The provincial budget was greeted with a collective sigh of relief three weeks ago by the brand-name drug companies, pharmacists and advocates for senior citizens. They had all feared that the budget would include an assault on the Ontario Drug Benefit plan, which pays for prescription drugs for seniors. But the budget was silent on the topic.
That does not, however, mean that the government has lost interest in curtailing its expenditures on prescription drugs.
As our population ages and new drugs are brought onto the market, this is the cost category that is rising fastest in the provincial health portfolio. Last year, the Ontario government spent $3.3 billion on prescription drugs — more than the province rakes in from all its casinos and lotteries and the LCBO combined.
This year, spending on prescription drugs is expected to increase by another $319 million, or almost 10 per cent.
"Let's say it's a very noticeable line in a budget," said Health Minister George Smitherman in an interview last week.
Smitherman hastened to add that the government is also concerned about "patient outcomes" and believes many senior citizens are over-medicated. He said he wants to see "more appropriate prescribing practices" that have the dual benefit of slowing down the growth in expenditures and improving seniors' health.
To this end, he plans a series of consultations over the next four to six months with all the "stakeholders" in this area, including the drug companies (brand name and generic), senior citizens, pharmacists and doctors.
"It's a file which, if you operate with undue haste, you're very unlikely to achieve a palatable outcome," said Smitherman.
If that sounds overly cautious, it is likely because Smitherman has already been burned once in handling the hot potato of prescription drugs.
In a side deal with the doctors last fall, Smitherman agreed to pay them another $50 million if they would write up $200 million fewer prescriptions for their patients.
The side deal was junked after a public uproar.
What is the government's next plan for dealing with prescription drugs?
Smitherman was reluctant to go into details, but he conceded that "reference-based pricing" is one of a "wide range of options" under consideration.
Reference-based pricing is used in both British Columbia and Saskatchewan. Under this system, the government designates the cheapest drug in a category as the one it will pay for. If patients want more expensive drugs in the same category, they have to pay the difference in price.
Rumours that Ontario was about to introduce reference-based pricing prompted major pre-budget lobbying campaigns by the brand-name drug companies, advocates for seniors and the pharmacists.
The drug companies lobbied the Office of the Premier; the pharmacists got more than 500,000 names on a petition; and CARP, a leading advocacy group for seniors, distributed a pamphlet entitled, "When Accountants Decide What's Best for Patients."
Smitherman scoffed at the notion that the lobby drove reference-based pricing out of the budget.

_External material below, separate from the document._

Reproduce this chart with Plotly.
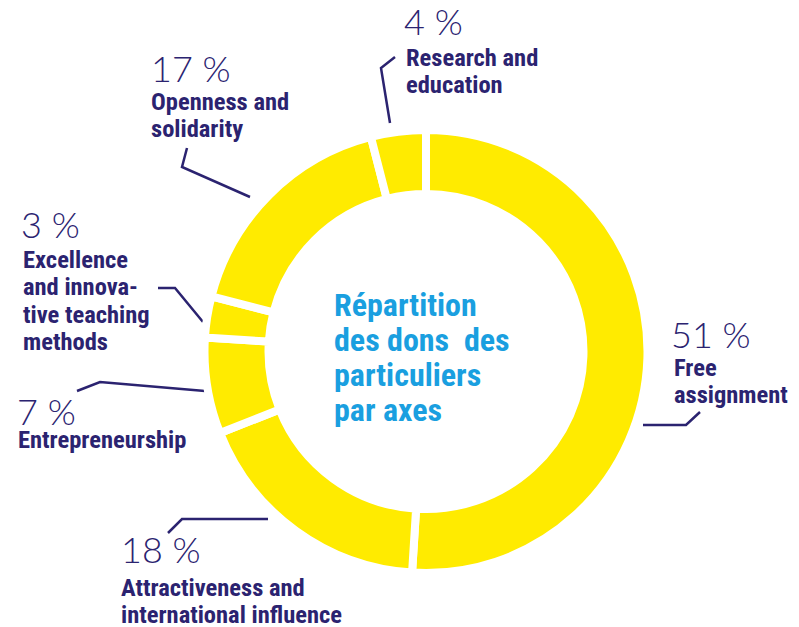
import plotly.graph_objects as go

# ---- data ----
categories = ["Free assignment", "Attractiveness and international influence",
              "Entrepreneurship", "Excellence and innovative teaching methods",
              "Openness and solidarity", "Research and education"]
values = [51, 18, 7, 3, 17, 4]
pct_labels = ["51 %", "18 %", "7 %", "3 %", "17 %", "4 %"]
name_labels = [["Free", "assignment"],
               ["Attractiveness and", "international influence"],
               ["Entrepreneurship"],
               ["Excellence", "and innova-", "tive teaching", "methods"],
               ["Openness and", "solidarity"],
               ["Research and", "education"]]
center_title = ["Répartition", "des dons  des", "particuliers", "par axes"]

# ---- styles / layout positions (page pixels) ----
PW, PH = 799, 627          # browser window
OFF = 8                    # default body margin of the html page
W, H = PW - OFF, PH - OFF  # figure size
YELLOW = "#FFEB00"
NAVY = "#2B2370"
BLUE = "#1A9FE0"
BOLD_FONT = ("Liberation Sans Narrow, Roboto Condensed, Noto Sans Condensed, "
             "DejaVu Sans Condensed, Arial Narrow, sans-serif")
THIN_FONT = "Lato, Noto Sans, sans-serif"

cx, cy, R = 426, 351.5, 221.5

pct_pos = [(672, 348), (122, 563), (18, 425), (22, 238), (152, 82), (405, 35)]
name_pos = [(673, 375), (120, 595), (17, 447), (22, 267), (150, 109), (405, 65)]
LINE_GAP = 27.5
leaders = [
    [(643, 425), (686, 425), (700, 412)],
    [(268, 519), (182, 519), (168, 533)],
    [(205, 391), (100, 382), (77, 391)],
    [(203, 322), (175, 288), (158, 288)],
    [(250, 197), (182, 167), (187, 148)],
    [(390, 123), (381, 68), (395, 57)],
]
title_pos = (333, 315)
TITLE_GAP = 35

fig = go.Figure()

fig.add_trace(go.Pie(
    labels=categories, values=values, sort=False, direction="clockwise",
    rotation=0, hole=0.711,
    marker=dict(colors=[YELLOW] * len(values), line=dict(color="white", width=8)),
    textinfo="none", hoverinfo="label+percent", showlegend=False,
    domain=dict(x=[(cx - OFF - R) / W, (cx - OFF + R) / W],
                y=[1 - (cy - OFF + R) / H, 1 - (cy - OFF - R) / H]),
))

for pts in leaders:
    fig.add_trace(go.Scatter(
        x=[p[0] for p in pts], y=[p[1] for p in pts], mode="lines",
        line=dict(color=NAVY, width=2.5), hoverinfo="skip", showlegend=False,
        xaxis="x", yaxis="y"))

PS = 36     # percent font size
LS = 24.5   # label font size
TS = 32     # title font size


def add_line(x, baseline, txt, size, family, color, weight):
    fig.add_annotation(x=x, y=baseline - 0.95 * size, text=txt, xref="x", yref="y",
                       xanchor="left", yanchor="top", align="left", showarrow=False,
                       font=dict(family=family, size=size, color=color, weight=weight),
                       borderpad=0)


for (px, py), txt in zip(pct_pos, pct_labels):
    fig.add_annotation(x=px - 2, y=py + 0.24 * PS, text=txt, xref="x", yref="y",
                       xanchor="left", yanchor="bottom", showarrow=False,
                       font=dict(family=THIN_FONT, size=PS, color=NAVY, weight=300),
                       borderpad=0)

for (nx, ny), lines in zip(name_pos, name_labels):
    for i, line in enumerate(lines):
        add_line(nx, ny + i * LINE_GAP, line, LS, BOLD_FONT, NAVY, "bold")

for i, line in enumerate(center_title):
    add_line(title_pos[0], title_pos[1] + i * TITLE_GAP, line, TS, BOLD_FONT, BLUE, "bold")

fig.update_layout(
    width=W, height=H, margin=dict(l=0, r=0, t=0, b=0),
    paper_bgcolor="white", plot_bgcolor="rgba(0,0,0,0)",
    xaxis=dict(range=[OFF, PW], visible=False, domain=[0, 1], fixedrange=True),
    yaxis=dict(range=[PH, OFF], visible=False, domain=[0, 1], fixedrange=True),
    showlegend=False,
)

fig.write_html("out.html")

But he has certainly taken notice of the lobbyists, especially the pharmacists, whom he hopes to enlist in his struggle with the drug file.

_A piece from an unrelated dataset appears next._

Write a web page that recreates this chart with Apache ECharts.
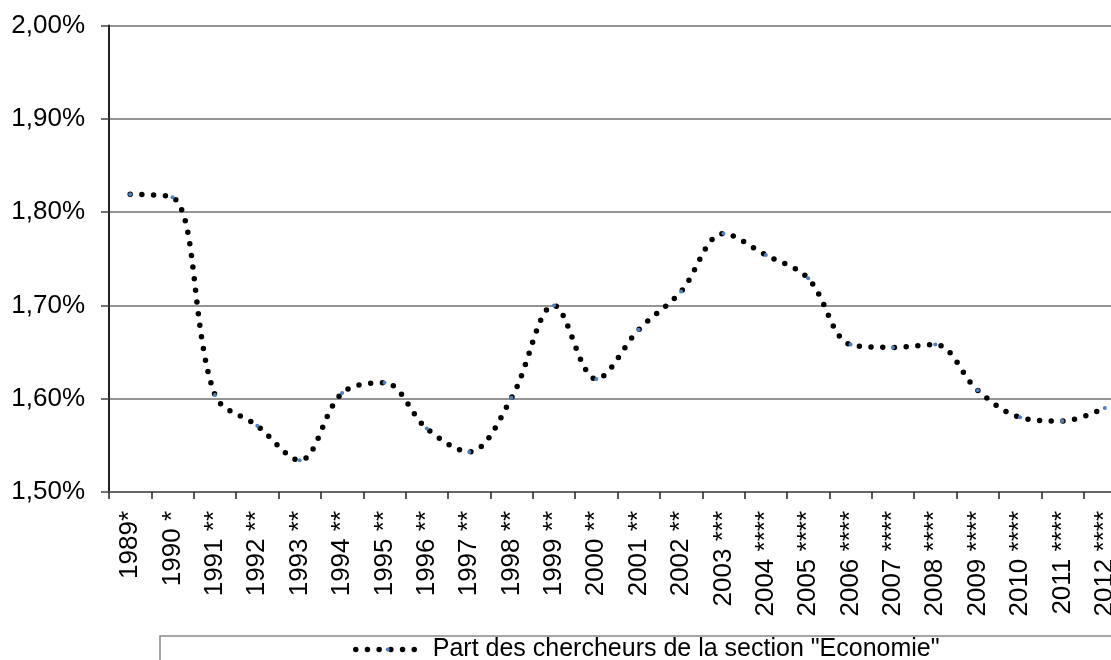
<!DOCTYPE html>
<html>
<head>
<meta charset="utf-8">
<script src="https://cdn.jsdelivr.net/npm/echarts@6/dist/echarts.min.js"></script>
<style>
  html, body { margin: 0; padding: 0; background: #fff; }
  #chart { width: 1111px; height: 660px; }
</style>
</head>
<body>
<div id="chart"></div>
<script>
// Years (asterisks mark the survey source of each year)
const categories = [
  '1989*', '1990 *', '1991 **', '1992 **', '1993 **', '1994 **', '1995 **',
  '1996 **', '1997 **', '1998 **', '1999 **', '2000 **', '2001 **', '2002 **',
  '2003 ***', '2004 ****', '2005 ****', '2006 ****', '2007 ****', '2008 ****',
  '2009 ****', '2010 ****', '2011 ****', '2012 ****'
];

// Share of researchers in the "Economie" section, in percent
const shareEconomie = [
  1.819, 1.816, 1.604, 1.571, 1.534, 1.606, 1.617,
  1.568, 1.543, 1.601, 1.700, 1.621, 1.674, 1.715,
  1.777, 1.754, 1.729, 1.658, 1.655, 1.658,
  1.609, 1.580, 1.576, 1.590
];

const seriesName = 'Part des chercheurs de la section "Economie"';

// Value axis bounds and step, in percent
const yMin = 1.5;
const yMax = 2.0;
const yStep = 0.1;

const fmtPct = v => v.toFixed(2).replace('.', ',') + '%';

const FONT = '"Liberation Sans", Arial, sans-serif';
const dotted = { color: '#000', width: 5.5, type: [0, 11.7], cap: 'round' };

const chart = echarts.init(document.getElementById('chart'), null, { renderer: 'canvas' });

chart.setOption({
  animation: false,
  backgroundColor: '#ffffff',
  textStyle: { fontFamily: FONT },
  // the plot runs a little past the right edge of the page
  grid: {
    left: 109, top: 25.5, width: 1017, height: 466.5,
    containLabel: false,
    outerBoundsMode: 'none'
  },
  xAxis: {
    type: 'category',
    data: categories,
    boundaryGap: true,
    axisLine: { show: true, lineStyle: { color: '#666', width: 2 } },
    axisTick: { show: true, alignWithLabel: false, length: 7, lineStyle: { color: '#222', width: 1.5 } },
    axisLabel: {
      interval: 0,
      rotate: 90,
      margin: 19,
      color: '#000',
      fontSize: 26,
      fontFamily: FONT
    },
    splitLine: { show: false }
  },
  yAxis: {
    type: 'value',
    min: yMin,
    max: yMax,
    interval: yStep,
    axisLine: { show: true, lineStyle: { color: '#222', width: 2 } },
    axisTick: { show: true, inside: false, length: 8, lineStyle: { color: '#444', width: 1.5 } },
    axisLabel: {
      formatter: fmtPct,
      margin: 24,
      color: '#000',
      fontSize: 26,
      fontFamily: FONT
    },
    splitLine: { show: true, lineStyle: { color: '#707070', width: 1.6 } }
  },
  legend: {
    show: true,
    left: 160,
    top: 636,
    orient: 'horizontal',
    padding: [1, 400, 20, 193],
    borderColor: '#888',
    borderWidth: 1.5,
    itemWidth: 64,
    itemHeight: 5,
    lineStyle: dotted,
    textStyle: {
      color: '#000',
      fontSize: 25,
      padding: [0, 0, 0, 8],
      fontFamily: FONT
    },
    data: [seriesName]
  },
  series: [{
    name: seriesName,
    type: 'line',
    data: shareEconomie,
    smooth: 0.35,
    symbol: 'circle',
    symbolSize: 4,
    showSymbol: true,
    itemStyle: { color: '#4F81BD' },
    lineStyle: dotted,
    z: 2
  }]
});
</script>
</body>
</html>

Asked about a rumour that he is dangling a $50 million incentive in front of the pharmacists — the same amount offered the doctors in last fall's aborted side deal — Smitherman responded cryptically: "That is a number that I have heard speculated about widely."
Getting the pharmacists onside is only half the battle for the government, however. The drug companies can probably be ignored, but Smitherman must mollify the senior citizens.
Time is of the essence here, with the provincial election already set for October 2007.
The McGuinty government is unlikely to do anything that would annoy a large segment of the voting public, such as senior citizens, within two years of that date.